=== Instruction ===
Can you write out all the lines word for word, with no pictures?

=== Given data ===
......

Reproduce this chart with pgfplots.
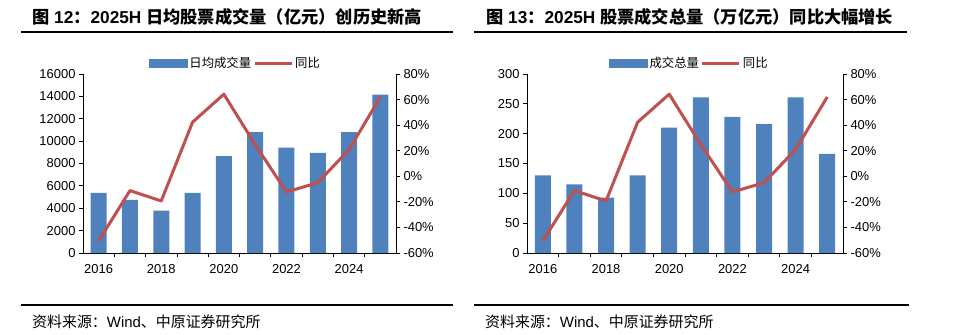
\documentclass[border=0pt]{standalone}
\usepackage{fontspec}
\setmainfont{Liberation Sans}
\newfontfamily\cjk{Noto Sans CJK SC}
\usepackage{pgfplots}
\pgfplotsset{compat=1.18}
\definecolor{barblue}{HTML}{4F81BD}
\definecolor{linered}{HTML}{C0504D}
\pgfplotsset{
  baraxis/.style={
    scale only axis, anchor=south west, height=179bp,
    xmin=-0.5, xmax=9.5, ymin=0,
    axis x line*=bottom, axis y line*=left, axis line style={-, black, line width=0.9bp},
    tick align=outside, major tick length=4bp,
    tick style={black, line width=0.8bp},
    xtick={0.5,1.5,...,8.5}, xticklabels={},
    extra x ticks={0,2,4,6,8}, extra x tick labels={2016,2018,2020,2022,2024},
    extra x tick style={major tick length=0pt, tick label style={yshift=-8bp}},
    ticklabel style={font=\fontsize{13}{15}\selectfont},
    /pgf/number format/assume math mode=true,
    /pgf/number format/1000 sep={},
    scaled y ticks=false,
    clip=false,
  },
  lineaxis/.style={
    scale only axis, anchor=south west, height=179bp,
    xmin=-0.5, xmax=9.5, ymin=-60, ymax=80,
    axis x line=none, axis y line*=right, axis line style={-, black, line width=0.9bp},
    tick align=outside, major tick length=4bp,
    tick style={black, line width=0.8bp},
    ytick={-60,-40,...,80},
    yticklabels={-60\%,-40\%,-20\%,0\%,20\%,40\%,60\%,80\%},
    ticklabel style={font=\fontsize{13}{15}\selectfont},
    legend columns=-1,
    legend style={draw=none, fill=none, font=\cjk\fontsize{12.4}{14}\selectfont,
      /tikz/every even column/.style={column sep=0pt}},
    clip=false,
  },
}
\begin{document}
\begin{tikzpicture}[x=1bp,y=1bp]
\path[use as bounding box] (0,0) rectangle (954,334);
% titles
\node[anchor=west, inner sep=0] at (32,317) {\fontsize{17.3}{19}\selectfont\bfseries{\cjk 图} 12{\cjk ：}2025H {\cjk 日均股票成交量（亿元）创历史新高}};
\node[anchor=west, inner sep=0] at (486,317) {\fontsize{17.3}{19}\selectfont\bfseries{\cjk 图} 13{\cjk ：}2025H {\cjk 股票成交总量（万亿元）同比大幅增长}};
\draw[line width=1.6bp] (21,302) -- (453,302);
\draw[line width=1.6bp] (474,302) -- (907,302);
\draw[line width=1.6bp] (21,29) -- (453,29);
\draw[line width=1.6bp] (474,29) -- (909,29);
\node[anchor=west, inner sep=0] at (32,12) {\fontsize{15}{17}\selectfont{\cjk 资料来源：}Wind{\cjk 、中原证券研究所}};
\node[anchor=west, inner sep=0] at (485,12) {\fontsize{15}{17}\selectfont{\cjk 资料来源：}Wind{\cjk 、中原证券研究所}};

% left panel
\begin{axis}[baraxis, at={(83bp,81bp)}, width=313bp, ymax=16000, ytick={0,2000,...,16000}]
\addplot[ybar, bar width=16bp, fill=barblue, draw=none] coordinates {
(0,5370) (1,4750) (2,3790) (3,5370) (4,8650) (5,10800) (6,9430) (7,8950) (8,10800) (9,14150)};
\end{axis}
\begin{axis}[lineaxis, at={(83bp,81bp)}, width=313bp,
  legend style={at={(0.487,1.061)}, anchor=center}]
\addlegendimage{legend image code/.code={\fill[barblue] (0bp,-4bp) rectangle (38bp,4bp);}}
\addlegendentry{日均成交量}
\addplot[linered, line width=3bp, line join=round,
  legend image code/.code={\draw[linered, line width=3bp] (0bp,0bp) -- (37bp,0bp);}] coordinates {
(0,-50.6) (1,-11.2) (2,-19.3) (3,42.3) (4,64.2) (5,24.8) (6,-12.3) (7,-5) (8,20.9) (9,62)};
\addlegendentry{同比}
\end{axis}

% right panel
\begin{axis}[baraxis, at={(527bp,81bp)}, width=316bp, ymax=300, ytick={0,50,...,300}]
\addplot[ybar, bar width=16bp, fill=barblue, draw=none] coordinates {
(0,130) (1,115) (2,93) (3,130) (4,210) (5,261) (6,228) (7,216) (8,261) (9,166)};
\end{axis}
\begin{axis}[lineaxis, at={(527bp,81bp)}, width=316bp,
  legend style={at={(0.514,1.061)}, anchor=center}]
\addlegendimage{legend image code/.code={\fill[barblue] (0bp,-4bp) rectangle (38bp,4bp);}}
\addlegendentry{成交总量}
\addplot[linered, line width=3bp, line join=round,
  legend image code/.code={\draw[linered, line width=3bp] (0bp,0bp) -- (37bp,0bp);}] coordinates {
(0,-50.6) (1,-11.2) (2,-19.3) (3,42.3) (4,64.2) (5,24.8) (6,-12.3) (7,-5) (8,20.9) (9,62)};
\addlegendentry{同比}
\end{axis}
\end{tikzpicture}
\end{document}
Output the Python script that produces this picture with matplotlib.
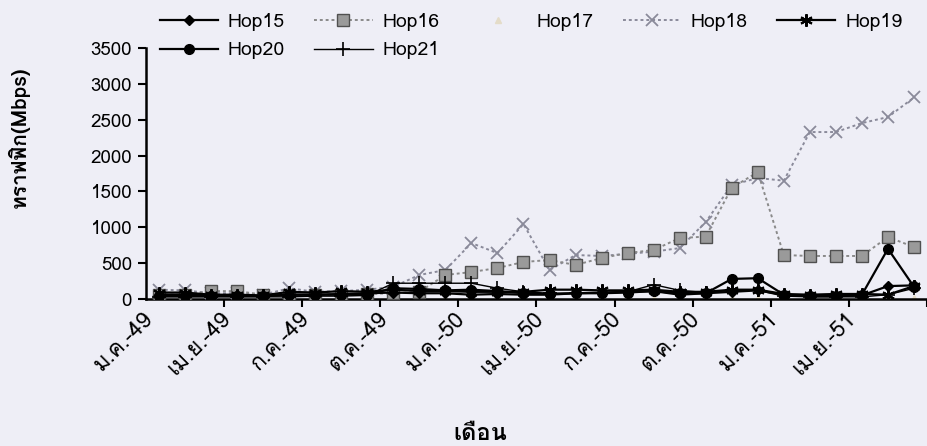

......

=== Complete answer ===
Reproduce this chart with pgfplots.
\documentclass[border=0pt]{standalone}
\usepackage{fontspec}
\setmainfont{Liberation Sans}
\newfontfamily\cjk{Noto Sans CJK SC}
\usepackage{pgfplots}
\pgfplotsset{compat=1.18}
\definecolor{barblue}{HTML}{4F81BD}
\definecolor{linered}{HTML}{C0504D}
\pgfplotsset{
  baraxis/.style={
    scale only axis, anchor=south west, height=179bp,
    xmin=-0.5, xmax=9.5, ymin=0,
    axis x line*=bottom, axis y line*=left, axis line style={-, black, line width=0.9bp},
    tick align=outside, major tick length=4bp,
    tick style={black, line width=0.8bp},
    xtick={0.5,1.5,...,8.5}, xticklabels={},
    extra x ticks={0,2,4,6,8}, extra x tick labels={2016,2018,2020,2022,2024},
    extra x tick style={major tick length=0pt, tick label style={yshift=-8bp}},
    ticklabel style={font=\fontsize{13}{15}\selectfont},
    /pgf/number format/assume math mode=true,
    /pgf/number format/1000 sep={},
    scaled y ticks=false,
    clip=false,
  },
  lineaxis/.style={
    scale only axis, anchor=south west, height=179bp,
    xmin=-0.5, xmax=9.5, ymin=-60, ymax=80,
    axis x line=none, axis y line*=right, axis line style={-, black, line width=0.9bp},
    tick align=outside, major tick length=4bp,
    tick style={black, line width=0.8bp},
    ytick={-60,-40,...,80},
    yticklabels={-60\%,-40\%,-20\%,0\%,20\%,40\%,60\%,80\%},
    ticklabel style={font=\fontsize{13}{15}\selectfont},
    legend columns=-1,
    legend style={draw=none, fill=none, font=\cjk\fontsize{12.4}{14}\selectfont,
      /tikz/every even column/.style={column sep=0pt}},
    clip=false,
  },
}
\begin{document}
\begin{tikzpicture}[x=1bp,y=1bp]
\path[use as bounding box] (0,0) rectangle (954,334);
% titles
\node[anchor=west, inner sep=0] at (32,317) {\fontsize{17.3}{19}\selectfont\bfseries{\cjk 图} 12{\cjk ：}2025H {\cjk 日均股票成交量（亿元）创历史新高}};
\node[anchor=west, inner sep=0] at (486,317) {\fontsize{17.3}{19}\selectfont\bfseries{\cjk 图} 13{\cjk ：}2025H {\cjk 股票成交总量（万亿元）同比大幅增长}};
\draw[line width=1.6bp] (21,302) -- (453,302);
\draw[line width=1.6bp] (474,302) -- (907,302);
\draw[line width=1.6bp] (21,29) -- (453,29);
\draw[line width=1.6bp] (474,29) -- (909,29);
\node[anchor=west, inner sep=0] at (32,12) {\fontsize{15}{17}\selectfont{\cjk 资料来源：}Wind{\cjk 、中原证券研究所}};
\node[anchor=west, inner sep=0] at (485,12) {\fontsize{15}{17}\selectfont{\cjk 资料来源：}Wind{\cjk 、中原证券研究所}};

% left panel
\begin{axis}[baraxis, at={(83bp,81bp)}, width=313bp, ymax=16000, ytick={0,2000,...,16000}]
\addplot[ybar, bar width=16bp, fill=barblue, draw=none] coordinates {
(0,5370) (1,4750) (2,3790) (3,5370) (4,8650) (5,10800) (6,9430) (7,8950) (8,10800) (9,14150)};
\end{axis}
\begin{axis}[lineaxis, at={(83bp,81bp)}, width=313bp,
  legend style={at={(0.487,1.061)}, anchor=center}]
\addlegendimage{legend image code/.code={\fill[barblue] (0bp,-4bp) rectangle (38bp,4bp);}}
\addlegendentry{日均成交量}
\addplot[linered, line width=3bp, line join=round,
  legend image code/.code={\draw[linered, line width=3bp] (0bp,0bp) -- (37bp,0bp);}] coordinates {
(0,-50.6) (1,-11.2) (2,-19.3) (3,42.3) (4,64.2) (5,24.8) (6,-12.3) (7,-5) (8,20.9) (9,62)};
\addlegendentry{同比}
\end{axis}

% right panel
\begin{axis}[baraxis, at={(527bp,81bp)}, width=316bp, ymax=300, ytick={0,50,...,300}]
\addplot[ybar, bar width=16bp, fill=barblue, draw=none] coordinates {
(0,130) (1,115) (2,93) (3,130) (4,210) (5,261) (6,228) (7,216) (8,261) (9,166)};
\end{axis}
\begin{axis}[lineaxis, at={(527bp,81bp)}, width=316bp,
  legend style={at={(0.514,1.061)}, anchor=center}]
\addlegendimage{legend image code/.code={\fill[barblue] (0bp,-4bp) rectangle (38bp,4bp);}}
\addlegendentry{成交总量}
\addplot[linered, line width=3bp, line join=round,
  legend image code/.code={\draw[linered, line width=3bp] (0bp,0bp) -- (37bp,0bp);}] coordinates {
(0,-50.6) (1,-11.2) (2,-19.3) (3,42.3) (4,64.2) (5,24.8) (6,-12.3) (7,-5) (8,20.9) (9,62)};
\addlegendentry{同比}
\end{axis}
\end{tikzpicture}
\end{document}
Output the Python script that produces this picture with matplotlib.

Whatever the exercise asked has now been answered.